What platform are you using?

DougBTX · on April 22, 2009

The SQL does have much the same syntax, IMHO:

    SELECT * from X where P(x)
    intersect
    SELECT * from X where Q(x)
    ==
    SELECT * from X where P(x) and Q(x)

I did enjoy the rant though. It seems like ORMs like Hibernate are moving to have as much complexity as the database they map...

smhinsey · on April 23, 2009

> It seems like ORMs like Hibernate are moving to have as much complexity as the database they map.

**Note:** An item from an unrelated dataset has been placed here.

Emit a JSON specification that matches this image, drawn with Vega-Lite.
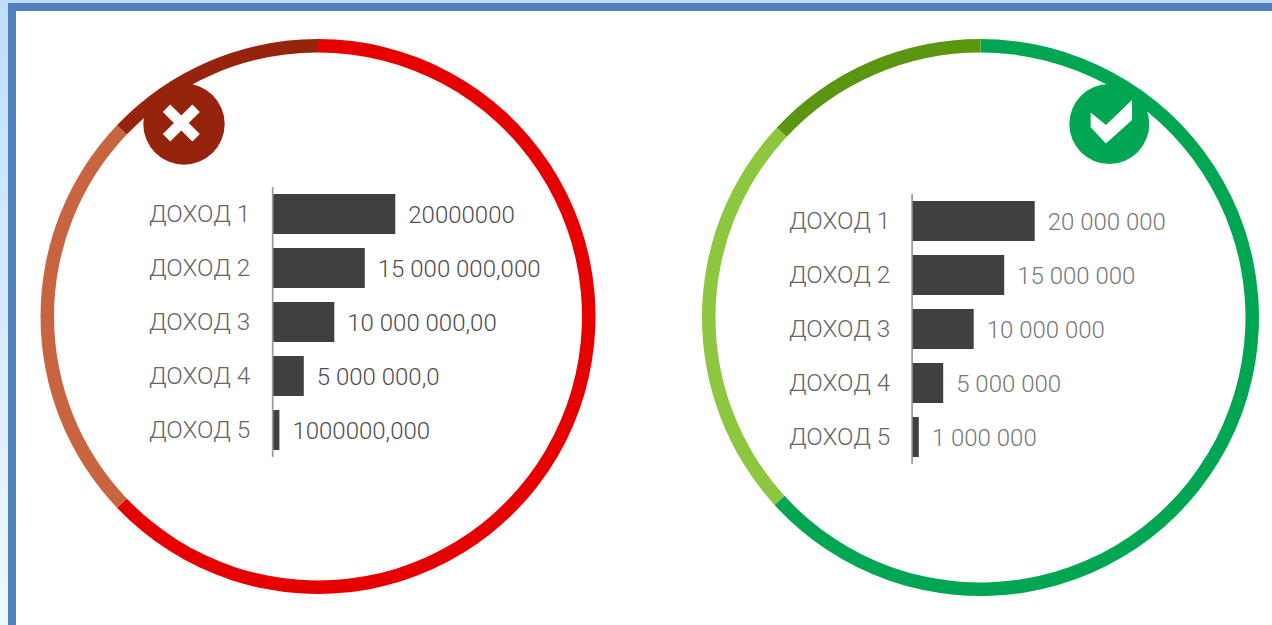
{
"$schema":"https://vega.github.io/schema/vega-lite/v6.json",
"width":1272,"height":625,"padding":0,
"autosize":"none",
"background":"#ffffff",
"config":{"view":{"stroke":null},"scale":{"continuousPadding":0},"text":{"font":"Roboto","fontWeight":300,"fontSize":24}},
"datasets":{
"frame":[{"part":"frame"}],
"left":[
{"row":1,"label":"ДОХОД 1","value":20000000,"text":"20000000"},
{"row":2,"label":"ДОХОД 2","value":15000000,"text":"15 000 000,000"},
{"row":3,"label":"ДОХОД 3","value":10000000,"text":"10 000 000,00"},
{"row":4,"label":"ДОХОД 4","value":5000000,"text":"5 000 000,0"},
{"row":5,"label":"ДОХОД 5","value":1000000,"text":"1000000,000"}],
"right":[
{"row":1,"label":"ДОХОД 1","value":20000000,"text":"20 000 000"},
{"row":2,"label":"ДОХОД 2","value":15000000,"text":"15 000 000"},
{"row":3,"label":"ДОХОД 3","value":10000000,"text":"10 000 000"},
{"row":4,"label":"ДОХОД 4","value":5000000,"text":"5 000 000"},
{"row":5,"label":"ДОХОД 5","value":1000000,"text":"1 000 000"}],
"leftRing":[{"seg":"a","share":62.9},{"seg":"b","share":24.2},{"seg":"c","share":12.9}],
"rightRing":[{"seg":"a","share":63.25},{"seg":"b","share":23.7},{"seg":"c","share":13.05}]
},
"resolve":{"scale":{"x":"independent","y":"independent","theta":"independent","color":"independent"}},
"layer":[
{"data":{"name":"frame"},"layer":[
{"mark":{"type":"rect","color":{"gradient":"linear","x1":0,"y1":0,"x2":0,"y2":1,"stops":[{"offset":0,"color":"#bfdefa"},{"offset":1,"color":"#f0f8ff"}]}},
"encoding":{"x":{"datum":0,"type":"quantitative","axis":null,"scale":{"domain":[0,1272],"nice":false,"zero":false}},"x2":{"datum":8},"y":{"datum":0,"type":"quantitative","axis":null,"scale":{"domain":[625,0],"nice":false,"zero":false}},"y2":{"datum":625}}},
{"mark":{"type":"rect","color":"#bcdcf8"},
"encoding":{"x":{"datum":0,"type":"quantitative","axis":null,"scale":{"domain":[0,1272],"nice":false,"zero":false}},"x2":{"datum":1272},"y":{"datum":0,"type":"quantitative","axis":null,"scale":{"domain":[625,0],"nice":false,"zero":false}},"y2":{"datum":3}}},
{"mark":{"type":"rect","color":"#4f81bd"},
"encoding":{"x":{"datum":8,"type":"quantitative","axis":null,"scale":{"domain":[0,1272],"nice":false,"zero":false}},"x2":{"datum":16},"y":{"datum":3,"type":"quantitative","axis":null,"scale":{"domain":[625,0],"nice":false,"zero":false}},"y2":{"datum":625}}},
{"mark":{"type":"rect","color":"#4f81bd"},
"encoding":{"x":{"datum":8,"type":"quantitative","axis":null,"scale":{"domain":[0,1272],"nice":false,"zero":false}},"x2":{"datum":1272},"y":{"datum":3,"type":"quantitative","axis":null,"scale":{"domain":[625,0],"nice":false,"zero":false}},"y2":{"datum":11}}}
]},
{"layer":[
{"data":{"name":"leftRing"},"mark":{"type":"arc","innerRadius":264,"outerRadius":277.5},
"encoding":{"x":{"datum":7330000,"type":"quantitative","axis":null,"scale":{"domain":[-44803000,163720000],"nice":false,"zero":false}},
"y":{"datum":2.898,"type":"quantitative","axis":null,"scale":{"domain":[-2.963,8.611],"reverse":true,"nice":false,"zero":false}},
"theta":{"field":"share","type":"quantitative","stack":true,"scale":{"domain":[0,100]}},
"order":{"field":"seg"},
"color":{"field":"seg","type":"nominal","legend":null,"scale":{"domain":["a","b","c"],"range":["#e60000","#c8643f","#96240c"]}}}},
{"mark":{"type":"point","shape":"circle","filled":true,"opacity":1,"size":6626,"color":"#96240c"},"data":{"values":[{"icon":"x"}]},
"encoding":{"x":{"datum":-14640000,"type":"quantitative","axis":null,"scale":{"domain":[-44803000,163720000],"nice":false,"zero":false}},"y":{"datum":-0.667,"type":"quantitative","axis":null,"scale":{"domain":[-2.963,8.611],"reverse":true,"nice":false,"zero":false}}}},
{"mark":{"type":"point","shape":"M-1,-0.6L-0.6,-1L0,-0.4L0.6,-1L1,-0.6L0.4,0L1,0.6L0.6,1L0,0.4L-0.6,1L-1,0.6L-0.4,0Z","filled":true,"opacity":1,"size":1369,"color":"#ffffff"},"data":{"values":[{"icon":"x"}]},
"encoding":{"x":{"datum":-15080000,"type":"quantitative","axis":null,"scale":{"domain":[-44803000,163720000],"nice":false,"zero":false}},"y":{"datum":-0.685,"type":"quantitative","axis":null,"scale":{"domain":[-2.963,8.611],"reverse":true,"nice":false,"zero":false}}}},
{"data":{"values":[{"axis":"y"}]},"mark":{"type":"rule","color":"#999999","strokeWidth":1.7},
"encoding":{"x":{"datum":-100000,"type":"quantitative","axis":null,"scale":{"domain":[-44803000,163720000],"nice":false,"zero":false}},"y":{"datum":0.5,"type":"quantitative","axis":null,"scale":{"domain":[-2.963,8.611],"reverse":true,"nice":false,"zero":false}},"y2":{"datum":5.5}}},
{"data":{"name":"left"},"mark":{"type":"bar","orient":"horizontal","size":40,"color":"#404040"},
"encoding":{"x":{"field":"value","type":"quantitative","stack":null,"axis":null,"scale":{"domain":[-44803000,163720000],"nice":false,"zero":false}},"x2":{"datum":0},"y":{"field":"row","type":"quantitative","axis":null,"scale":{"domain":[-2.963,8.611],"reverse":true,"nice":false,"zero":false}}}},
{"data":{"name":"left"},"mark":{"type":"text","align":"left","baseline":"middle","dy":1,"color":"#666666","fontSize":24.3},
"encoding":{"x":{"datum":-20380000,"type":"quantitative","axis":null,"scale":{"domain":[-44803000,163720000],"nice":false,"zero":false}},"y":{"field":"row","type":"quantitative","axis":null,"scale":{"domain":[-2.963,8.611],"reverse":true,"nice":false,"zero":false}},"text":{"field":"label"}}},
{"data":{"name":"left"},"mark":{"type":"text","align":"left","baseline":"middle","dx":13,"dy":1.5,"color":"#4d4d4d"},
"encoding":{"x":{"field":"value","type":"quantitative","axis":null,"scale":{"domain":[-44803000,163720000],"nice":false,"zero":false}},"y":{"field":"row","type":"quantitative","axis":null,"scale":{"domain":[-2.963,8.611],"reverse":true,"nice":false,"zero":false}},"text":{"field":"text"}}}
]},
{"layer":[
{"data":{"name":"rightRing"},"mark":{"type":"arc","innerRadius":265,"outerRadius":278.5},
"encoding":{"x":{"datum":11110000,"type":"quantitative","axis":null,"scale":{"domain":[-149623000,58900000],"nice":false,"zero":false}},
"y":{"datum":2.787,"type":"quantitative","axis":null,"scale":{"domain":[-3.093,8.481],"reverse":true,"nice":false,"zero":false}},
"theta":{"field":"share","type":"quantitative","stack":true,"scale":{"domain":[0,100]}},
"order":{"field":"seg"},
"color":{"field":"seg","type":"nominal","legend":null,"scale":{"domain":["a","b","c"],"range":["#00a651","#8dc63f","#5a9610"]}}}},
{"mark":{"type":"point","shape":"circle","filled":true,"opacity":1,"size":6400,"color":"#00a651"},"data":{"values":[{"icon":"check"}]},
"encoding":{"x":{"datum":32230000,"type":"quantitative","axis":null,"scale":{"domain":[-149623000,58900000],"nice":false,"zero":false}},"y":{"datum":-0.796,"type":"quantitative","axis":null,"scale":{"domain":[-3.093,8.481],"reverse":true,"nice":false,"zero":false}}}},
{"mark":{"type":"point","shape":"M-1,-0.44L-0.26,0.16L1,-1.05L1,-0.08L-0.26,1.05L-1,0.27Z","filled":true,"opacity":1,"size":1708,"color":"#ffffff"},"data":{"values":[{"icon":"check"}]},
"encoding":{"x":{"datum":32560000,"type":"quantitative","axis":null,"scale":{"domain":[-149623000,58900000],"nice":false,"zero":false}},"y":{"datum":-0.839,"type":"quantitative","axis":null,"scale":{"domain":[-3.093,8.481],"reverse":true,"nice":false,"zero":false}}}},
{"data":{"values":[{"axis":"y"}]},"mark":{"type":"rule","color":"#999999","strokeWidth":1.7},
"encoding":{"x":{"datum":-100000,"type":"quantitative","axis":null,"scale":{"domain":[-149623000,58900000],"nice":false,"zero":false}},"y":{"datum":0.5,"type":"quantitative","axis":null,"scale":{"domain":[-3.093,8.481],"reverse":true,"nice":false,"zero":false}},"y2":{"datum":5.5}}},
{"data":{"name":"right"},"mark":{"type":"bar","orient":"horizontal","size":40,"color":"#404040"},
"encoding":{"x":{"field":"value","type":"quantitative","stack":null,"axis":null,"scale":{"domain":[-149623000,58900000],"nice":false,"zero":false}},"x2":{"datum":0},"y":{"field":"row","type":"quantitative","axis":null,"scale":{"domain":[-3.093,8.481],"reverse":true,"nice":false,"zero":false}}}},
{"data":{"name":"right"},"mark":{"type":"text","align":"left","baseline":"middle","dy":1,"color":"#666666","fontSize":24.3},
"encoding":{"x":{"datum":-20280000,"type":"quantitative","axis":null,"scale":{"domain":[-149623000,58900000],"nice":false,"zero":false}},"y":{"field":"row","type":"quantitative","axis":null,"scale":{"domain":[-3.093,8.481],"reverse":true,"nice":false,"zero":false}},"text":{"field":"label"}}},
{"data":{"name":"right"},"mark":{"type":"text","align":"left","baseline":"middle","dx":13,"dy":1.5,"color":"#777777"},
"encoding":{"x":{"field":"value","type":"quantitative","axis":null,"scale":{"domain":[-149623000,58900000],"nice":false,"zero":false}},"y":{"field":"row","type":"quantitative","axis":null,"scale":{"domain":[-3.093,8.481],"reverse":true,"nice":false,"zero":false}},"text":{"field":"text"}}}
]}
]
}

this seems to be a result of the desire to support the increasingly sophisticated concepts provided by the underlying databases, creating an environment in which the ORM's complexity is a function of the complexity of the databases it supports. i'm not sure this is such a bad thing as long as the additions are thoughtfully made.

i do wonder how long it will be until we start seeing the next generation of tools that make hibernate and spring look as crusty as j2ee did when they came out.

moe · on April 23, 2009

next generation of tools that make hibernate and spring look as crusty

I might be biased but spring and hibernate have looked crusty to me from the get-go. Talk about solutions looking for a problem - or rather trading in one problem for two problems each.

yummyfajitas · on April 23, 2009

My point is that the queries aren't composable, but the predicates are. Think of predicates as basic operations, and "SELECT * FROM X WHERE predicate" as a functor.

Then "composing" Select(P) with Select(Q) is identical to Select(P "composed with" Q).

Composition works, you just need to think of it the right way.